Although a DoS attack does not usually result in the theft of information or security loss, it can cost the targeted person or company a great deal of time and money. Typically, the loss of the service is the inability of a particular network service such as e-mail or temporary loss of all network connectivity and services.
The most common type of denial of service attack involves flooding the target resources with external communication request, these overload prevent the resource from responding to legitimate traffic or slow its response.
Common DoS Attack
Buffer Overflow Attacks
The most common kind of DoS attack is simply to send more traffic to a network address than the programmer who plans its data buffers anticipated someone might send. The attackers may be aware that the target system has a weakness that can be exploited or the attacker may simply try to the attack in case it might work, the most common attack based in buffer includes sending e-mail messages or sending oversize ICMP.
SYN Attack
When a session is initiated between the Transport Control Protocol (TCP) client and server in the network, a very small buffer space exits to handle the usually rapid "hand-shake" exchange of messages that sets up the session. The session establish packets include a SYN field the sequence in messages exchange. An attacker can send a number of connection requests and then fail to respond to reply.
Teardrop Attack
This type of DoS attack exploit the way that the internet protocol (IP) requires a packet that is too large for the next router to handle be divided in to fragments. The fragment packet identifies the packet that enables the entire packet to be reassembled by the receiving system. So the attacker's ip puts a confusing offset vlaue in the second or later fragment. if the receiving OS doesn't have a plan for this situation, it can cause the system to crash.
Smurf Attack
In this attack, the perpetrator sends and IP ping request to receiving site, the ping packet specifies that it sends to a number of hosts within the receiving sites's local network. The packet also request that the request is from another site. The target site that is to receive the denial of service sending a packet with someonelse's return address in is called spoofing, the result will be lots of ping replies flooding back to the innocent spoofed site. If the flood is greater enough, the spoofed host will no longer be available to receive or distinguish a real traffic.
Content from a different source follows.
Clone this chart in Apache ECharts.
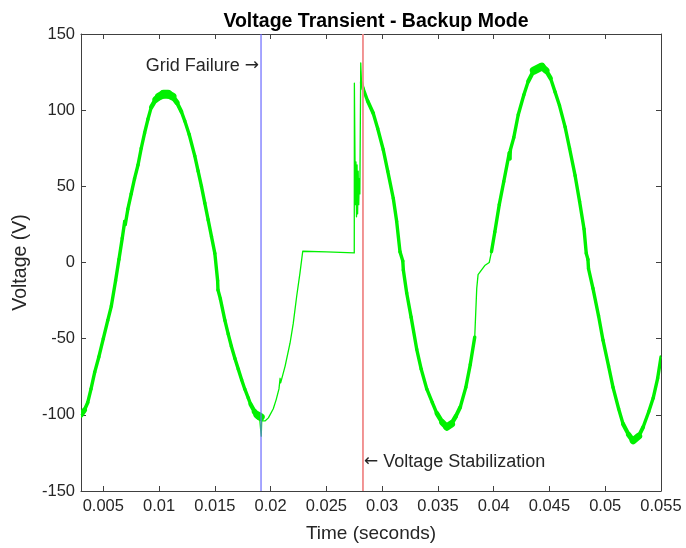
<!DOCTYPE html>
<html>
<head>
<meta charset="utf-8">
<script src="https://cdn.jsdelivr.net/npm/echarts@6/dist/echarts.min.js"></script>
<style>
html,body{margin:0;padding:0;background:#fff;}
#chart{width:686px;height:548px;}
</style>
</head>
<body>
<div id="chart"></div>
<script>
// ---- data ----
const timeSec = [
  0.0030,0.0033,0.0036,0.0039,0.00423,0.0046,0.0050,0.0054,0.00572,0.0061,
  0.0064,0.0067,0.00692,0.00697,0.0072,0.0075,0.0078,0.00811,0.0084,0.0087,
  0.0090,0.0093,0.0097,0.0100,0.0104,0.0108,0.0112,0.0116,0.0120,0.0123,
  0.0127,0.0132,0.0135,0.0138,0.0141,0.0144,0.0147,0.0150,0.01525,0.01528,
  0.0155,0.0159,0.0162,0.01648,0.0168,0.0171,0.0174,0.01768,0.0180,0.0182,
  0.01857,0.0188,0.0190,0.01912,0.01916,0.0192,0.0195,0.0198,0.02024,0.0205,
  0.02075,0.02085,0.0209,0.0213,0.02174,0.02203,0.02234,0.02263,0.02288,0.0250,
  0.0275,0.02751,0.02757,0.0276,0.02765,0.0277,0.02775,0.0278,0.02785,0.0279,
  0.02795,0.0280,0.02808,0.02815,0.0283,0.0287,0.0292,0.0296,0.0301,0.0305,
  0.0310,0.0313,0.0316,0.03185,0.0319,0.0322,0.0326,0.0331,0.0335,0.0340,
  0.0345,0.0349,0.0354,0.0358,0.0362,0.0366,0.0370,0.0375,0.0379,0.0383,
  0.03848,0.0386,0.0389,0.0392,0.0396,0.0398,0.0401,0.0405,0.0409,0.0414,
  0.04145,0.0415,0.0418,0.0422,0.0427,0.0431,0.0436,0.0443,0.0447,0.0451,
  0.0455,0.0459,0.0464,0.0468,0.0473,0.0477,0.0481,0.0483,0.04845,0.0485,
  0.0489,0.0494,0.0498,0.0503,0.0507,0.0512,0.0516,0.0521,0.0525,0.0530,
  0.0534,0.0539,0.0543,0.0547,0.0550
];
const voltage = [
  -100,-97,-92,-83,-72,-62,-50,-38,-28.6,-12,
  2,16,27,25,35,45,55,64,75,85,
  94,102,107,109,110.5,110.5,109,105,99,93,
  84,70,60,50,39,28,17,6,-12,-18,
  -24,-38,-47,-55,-63,-70,-77,-83,-89,-93,
  -98,-100,-101,-101.5,-114,-104,-104,-102,-96,-90,
  -83,-76,-79,-68,-53,-40,-22,-7,7.4,7,
  6.3,117.7,64,38,66,30,64,32,60,38,
  55,45,131,118,114,106,98,88,74,60,
  42,27,7,1,-5,-20,-36,-57,-70,-83,
  -92,-99,-105,-108,-106,-101,-95,-82,-67,-49,
  -17,-8,-5,-2,0,7,20,38,53,72,
  68,74,82,97,110,119,126,128.6,126,121,
  112,103,89,75,57,40,22,6,2,-4,
  -17,-35,-51,-68,-82,-96,-106,-113,-117,-114,
  -108,-98,-89,-76,-62
];
// time ranges where the trace carries the high-frequency ripple band
const noisyRanges = [[0.0030, 0.01912], [0.02815, 0.0383], [0.0398, 0.0550]];
const gridFailureTime = 0.01914;
const stabilizationTime = 0.02828;
const xTicks = [0.005,0.01,0.015,0.02,0.025,0.03,0.035,0.04,0.045,0.05,0.055];

// ---- build ----
const allPts = timeSec.map((t, i) => [t, voltage[i]]);
const isNoisy = t => noisyRanges.some(r => t >= r[0] - 1e-9 && t <= r[1] + 1e-9);
const bandSegs = [];
for (let i = 0; i < allPts.length - 1; i++) {
  const a = allPts[i], b = allPts[i + 1];
  if (isNoisy(a[0]) && isNoisy(b[0])) bandSegs.push([a[0], a[1], b[0], b[1]]);
}
const GREEN = '#00f000';
const BAND_H = 9;     // apparent ripple height at crests (px)
const BAND_MIN = 3.4; // apparent ripple thickness on steep slopes (px)

const FONT = 'Liberation Sans, Arial, Helvetica, sans-serif';
const TXT = '#262626';
const AX = '#404040';

const chart = echarts.init(document.getElementById('chart'), null, { renderer: 'canvas' });
chart.setOption({
  animation: false,
  backgroundColor: '#ffffff',
  title: {
    text: 'Voltage Transient - Backup Mode',
    left: 371, top: 7, textAlign: 'center',
    textStyle: { fontFamily: FONT, fontSize: 19.5, fontWeight: 'bold', color: '#000' }
  },
  grid: { left: 81, right: 25, top: 34, bottom: 55, containLabel: false },
  xAxis: [{
    type: 'value', min: 0.003, max: 0.055,
    name: 'Time (seconds)', nameLocation: 'middle', nameGap: 33,
    nameTextStyle: { fontFamily: FONT, fontSize: 19, color: TXT },
    axisLine: { show: true, onZero: false, lineStyle: { color: AX, width: 1 } },
    axisTick: { show: true, inside: true, length: 5, customValues: xTicks, lineStyle: { color: AX } },
    axisLabel: { customValues: xTicks, fontFamily: FONT, fontSize: 16.5, color: TXT, margin: 7,
      formatter: v => String(+v.toFixed(3)) },
    splitLine: { show: false }
  }, {
    type: 'value', min: 0.003, max: 0.055, position: 'top',
    axisLine: { show: true, onZero: false, lineStyle: { color: AX, width: 1 } },
    axisTick: { show: true, inside: true, length: 5, customValues: xTicks, lineStyle: { color: AX } },
    axisLabel: { show: false },
    splitLine: { show: false }
  }],
  yAxis: [{
    type: 'value', min: -150, max: 150, interval: 50,
    name: 'Voltage (V)', nameLocation: 'middle', nameGap: 50, nameRotate: 90,
    nameTextStyle: { fontFamily: FONT, fontSize: 19.5, color: TXT },
    axisLine: { show: true, onZero: false, lineStyle: { color: AX, width: 1 } },
    axisTick: { show: true, inside: true, length: 5, lineStyle: { color: AX } },
    axisLabel: { fontFamily: FONT, fontSize: 16.5, color: TXT, margin: 6 },
    splitLine: { show: false }
  }, {
    type: 'value', min: -150, max: 150, interval: 50, position: 'right',
    axisLine: { show: true, onZero: false, lineStyle: { color: AX, width: 1 } },
    axisTick: { show: true, inside: true, length: 5, lineStyle: { color: AX } },
    axisLabel: { show: false },
    splitLine: { show: false }
  }],
  series: [{
    type: 'custom', data: bandSegs, silent: true, z: 2, clip: true,
    encode: { x: [0, 2], y: [1, 3] },
    renderItem: function (params, api) {
      const p0 = api.coord([api.value(0), api.value(1)]);
      const p1 = api.coord([api.value(2), api.value(3)]);
      const dx = p1[0] - p0[0], dy = p1[1] - p0[1];
      const len = Math.sqrt(dx * dx + dy * dy) || 1;
      const w = Math.max(BAND_MIN, BAND_H * Math.abs(dx) / len);
      return {
        type: 'line',
        shape: { x1: p0[0], y1: p0[1], x2: p1[0], y2: p1[1] },
        style: { stroke: GREEN, lineWidth: w, lineCap: 'round', fill: null }
      };
    }
  }, {
    type: 'line', data: allPts, showSymbol: false, silent: true, z: 3,
    lineStyle: { color: GREEN, width: 1.3, join: 'round' }
  }, {
    type: 'line', silent: true, z: 4, showSymbol: false,
    data: [[gridFailureTime, -150], [gridFailureTime, 150]],
    lineStyle: { color: '#6a6aff', width: 1.2 }
  }, {
    type: 'line', silent: true, z: 4, showSymbol: false,
    data: [[stabilizationTime, -150], [stabilizationTime, 150]],
    lineStyle: { color: '#f08a8a', width: 1.8 },
    markPoint: {
      silent: true, symbol: 'circle', symbolSize: 0, animation: false,
      data: [
        { coord: [gridFailureTime, 129],
          label: { show: true, position: 'left', distance: 2,
            formatter: 'Grid Failure {a|\u2192}',
            fontFamily: FONT, fontSize: 18, color: TXT,
            rich: { a: { fontFamily: 'DejaVu Sans', fontSize: 17, color: TXT } } } },
        { coord: [stabilizationTime, -131],
          label: { show: true, position: 'right', distance: 1,
            formatter: '{a|\u2190} Voltage Stabilization',
            fontFamily: FONT, fontSize: 18, color: TXT,
            rich: { a: { fontFamily: 'DejaVu Sans', fontSize: 17, color: TXT } } } }
      ]
    }
  }]
});
</script>
</body>
</html>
Preventing Denial of Service Attack
Rapid identification and response can prevent DoS attacks. The first challenge for any DoS protection scheme is to quickly and effectively identify incoming malicious traffics. Once the flood of the traffic is identified as DoS attack rather than a spike in ligitimate site traffic, An effective response will generally involve setting up a scalable infrastructure to abosorb the attack until the source is identified and blocked.